MOre Safety for All by Radar Interference Mitigation
Since a number of years, millimeter-wave radar systems are being used for vehicular applications, predominantly in comfort functions, sometimes in safety functions. Different frequencies and modulation schemes, emission powers, and radiation patterns are being used, but so far hardly any measures or precautions had been taken to reduce or avoid mutual interference.
Within a few years the penetration rate of vehicular radar systems will have drastically increased in this new emerging market, and for safety-related applications especially the interference risk will threaten further proliferation if harmful mutual interference pops up. Trying to find efficient and pragmatic countermeasures to avoid the apparent interference risk at that point where severe interference problems creating malfunction or out-of-order situation of the safety radar devices have become reality, is too late. The only reasonable and valid approach is to counteract in advance, before the problem becomes manifest.
As there was almost no regulation regarding radar interference mitigation for automotive radars, this research project aimed to generate a first assessment, a common understanding of the interference effects and problems, and a first set of recommendations and guidelines to avoid inefficient interference troubleshooting at a later stage.
A well-selected consortium of specialists from all disciplines necessary to realize the project aims, became operational and prepared to tackle the demanding challenges. The project outcomes and results were vitally important for a long-standing success of radar-based devices for automotive systems.
The results of this project also laid the foundation for taking further steps in reducing the number of grave or fatal accidents caused by vehicles, after the EC forced all OEM's to make ESP mandatory in new cars. Missing the results that would be achieved within this project, would have had a severe and strong impact on the vehicular radar roadmap beyond 2015.
The methodology was broken down as follows:
- Assessment on actual radar interference potential with of-the-shelf radar sensors;
- Generation of a starting platform based on common understandings and state-of-the-art;
- Elaborate comprehensive and realistic simulation models regarding radar interference;
- Specification and implementation of a norm radar interferer for automotive radar interference tests;
- Find common applicable interference countermeasures to reduce mutual radar disturbance;
- Generation of recommendations and guidelines for vehicular mutual radar interference mitigation.

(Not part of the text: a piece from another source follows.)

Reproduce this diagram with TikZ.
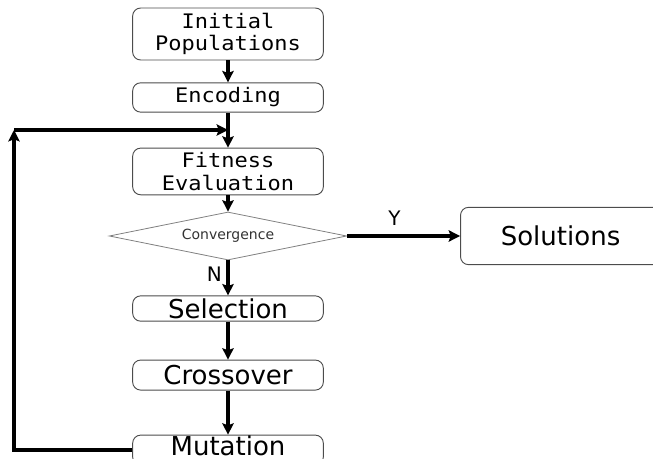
\documentclass[tikz,border=0pt]{standalone}
\usepackage{fontspec}
\setmainfont{DejaVu Sans}
\newfontfamily\monofont[FakeStretch=1.1]{DejaVu Sans Mono}
\usetikzlibrary{arrows.meta,shapes.geometric}

\begin{document}
\begin{tikzpicture}[x=0.75pt,y=-0.75pt,>={Stealth[length=8.5pt,width=8.5pt,inset=1.5pt]},
                    box/.style={draw=black!70,line width=0.7pt,rounded corners=6pt,minimum width=143pt,inner sep=0pt,align=center},
                    monobox/.style={box,font=\monofont\fontsize{15}{17}\selectfont},
                    sansbox/.style={box,font=\fontsize{19.5}{21}\selectfont},
                    flow/.style={->,line width=2.7pt},
                    answer/.style={font=\fontsize{15}{16}\selectfont}]
                    \useasboundingbox (0,0) rectangle (653,459);

                    \node[monobox,minimum height=39pt] (init) at (228,34) {Initial\\Populations};
                    \node[monobox,minimum height=22pt,node distance=47.6pt] (enc) [below of = init] {Encoding};
                    \node[monobox,minimum height=35pt,node distance=55.5pt] (fit) [below of = enc] {Fitness\\Evaluation};
                    \node[diamond,draw=black!50,line width=0.6pt,aspect=5,minimum width=178pt,minimum height=36pt,inner sep=0pt,
                          text=black!80,font=\fontsize{10.5}{12}\selectfont,node distance=48.4pt] (conv) [below of = fit] {Convergence};
                    \node[sansbox,minimum height=19pt,node distance=54.4pt] (sel) [below of = conv] {Selection};
                    \node[sansbox,minimum height=22.5pt,node distance=49.9pt] (cross) [below of = sel] {Crossover};
                    \node[sansbox,minimum height=22.5pt,text depth=7pt,node distance=56.3pt] (mut) [below of = cross] {Mutation};
                    \node[sansbox,minimum height=43pt,minimum width=150pt,node distance=249.4pt] (sol) [right of = conv] {Solutions};

                    \coordinate (corner) at (14,130);
                    \coordinate (join) at (228,130);

                    \draw [flow] (init) -- (enc);
                    \draw [flow] (enc) -- (fit);
                    \draw [flow] (fit) -- (conv);
                    \draw [flow] (conv) -- node[left,answer,pos=0.4] {N} (sel);
                    \draw [flow] (sel) -- (cross);
                    \draw [flow] (cross) -- (mut);
                    \draw [flow] (conv) -- node[above,answer,pos=0.42,yshift=3pt] {Y} (sol);

                    \draw [flow] (mut.west) -| (corner);
                    \draw [flow] (corner) -- (join);
\end{tikzpicture}
\end{document}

Unwanted mutual influence between vehicular radar systems may occur, similar to other environmental sensing technologies like lidar or ultrasonic. First project results indicated that the probability of occurrence is limited and influences can be counteracted. Mitigation countermeasures evaluated in the MOSARIM project so far showed to have the potential to avoid any malfunction completely.
The final conclusions on the project were:
- Noticeable interference mainly visible at closer distances;
- Wave guiding environments increase the relevant distance;
- Further increase of sensor penetration rate will not increase interference intensity but incidence;
- Most likely effect is noise increase => danger of overseeing weaker targets;
- Several countermeasures are feasible for automotive boundary conditions to reduce noise increase.
The radar interference mechanisms were first of all determined by sophisticated radar simulation models being elaborated and improved during the course of the project. Interference mitigation effects were validated both in open road tests and in laboratory environments, like e.g. anechoic chambers.
Based on ray-tracing principle and complex backscattering models, the road radar interference scenario was accurately simulated and provided a deep insight into the key parameters influencing the interference effects and strength.